I have just bought a Durite 1500 modified inverter, do you know which size wire and fuse to use for a 1mt run.
cheers Des


----------



## bigcats30 (Aug 13, 2012)

When I fitted mine (not the same make) it clearly states that the shorter the cable the better the inverter will run (becomes less efficient the longer you go) the cables that came with mine were less than half a metre!!

Their thickness were as thick as the cables which are connected to the battery from the vehicle end!! to give you an idea


----------



## Fatalhud (Mar 3, 2006)

At 1500w it will pull around 125amp

If you go to your local Electrical wholesalers and ask for 25mm/sq Tri rated singles cable, which is a really flexible cable that is rated at 136amp
They will also have the Crimp lugs needed to make the ends off

35mm/sq Tri rated will cope with 167amp if you want to play safe

Alan H


----------



## turbodes (Nov 28, 2006)

Would want to play safe with the wire, what about the fuse?
cheers Des


----------



## Fatalhud (Mar 3, 2006)

125Amp

Alan H


----------



## Techno100 (May 8, 2010)

That inverter can take 3000watts peak so it depends on your intended use.
I don't understand the attraction of Durite compared to a Sterling considering that for a good amount less the 1800 watt sterling comes with cable attached and a remote control.

CABLE http://www.ebay.co.uk/sch/sis.html?...MM+RED+PER+METRE+NO+25MM+250&_id=350183286975


----------



## turbodes (Nov 28, 2006)

thanks should have guessed that shouldnt I   
cheers Des


----------



## Fatalhud (Mar 3, 2006)

Thanks Techno
I was quoting for 1500watt


Alan H


----------



## listerdiesel (Aug 3, 2012)

I'd suggest 35mm if the cable run is anything more than a few feet, and welding cable is far more flexible than Tri-Rated if you have to get through panels or round tight corners.
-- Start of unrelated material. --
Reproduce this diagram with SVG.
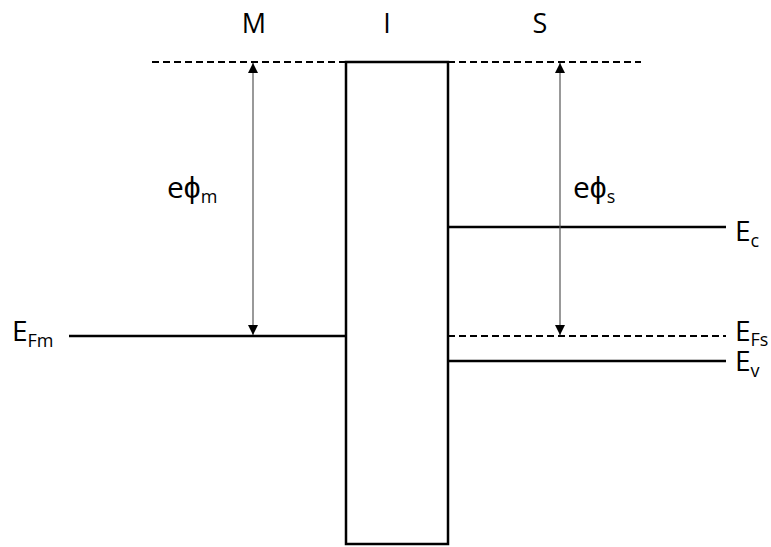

We've had some really rigid flexible Tri-Rated cable in the past year or so, the sheaths are really tough to bend.

Assuming that the inverter has a soft-start function, 125A fuse would be fine as suggested.

It is as much the volt drop of the cable that is important as what it can carry, so if the inverter has a low voltage alarm, you don't want that sounding off prematurely.

The peak rating should be handled by the time constant of a standard HRC fuse, but of you find that it doesn't hold the current at start-up, you can fit a 'motor-rated' HRC fuse instead, although you may find the operating ranges a little restricted.

Peter


----------



## turbodes (Nov 28, 2006)

Hi techno the attraction was e-bay £127 as new so thought id got a bargain, what wiring and fuse would you use cant seem to open your blog 
cheers Des


----------



## Techno100 (May 8, 2010)

That's a bargain Des. I posted a link to welding cable above but you'll need lugs and a crimping tool etc and an inline fuse holder.


----------



## Techno100 (May 8, 2010)

Fuse holder from China including a fuse of your choice
http://www.ebay.co.uk/itm/ANL-FUSE-...8?pt=UK_In_Car_Technology&hash=item3a60cd6882


----------



## turbodes (Nov 28, 2006)

thanks techno very helpful, what we have to do for that hairdryer! for the other half of course :lol: 
cheers Des


----------



## Techno100 (May 8, 2010)

wifes hardrier is 2kw and my inverter runs it without getting a sweat on and likewise the 2kw kettle

If you wanted a remote? £20
http://www.ebay.co.uk/itm/DURITE-In...tEquipment_Accessories_SM&hash=item460d27f7c8


----------



## turbodes (Nov 28, 2006)

wifes is a 1200w hairdryer told her she can run it half power although we have 2 batteries @ 100amp and a 130amp solar panel
Thanks all for your replys
Des


----------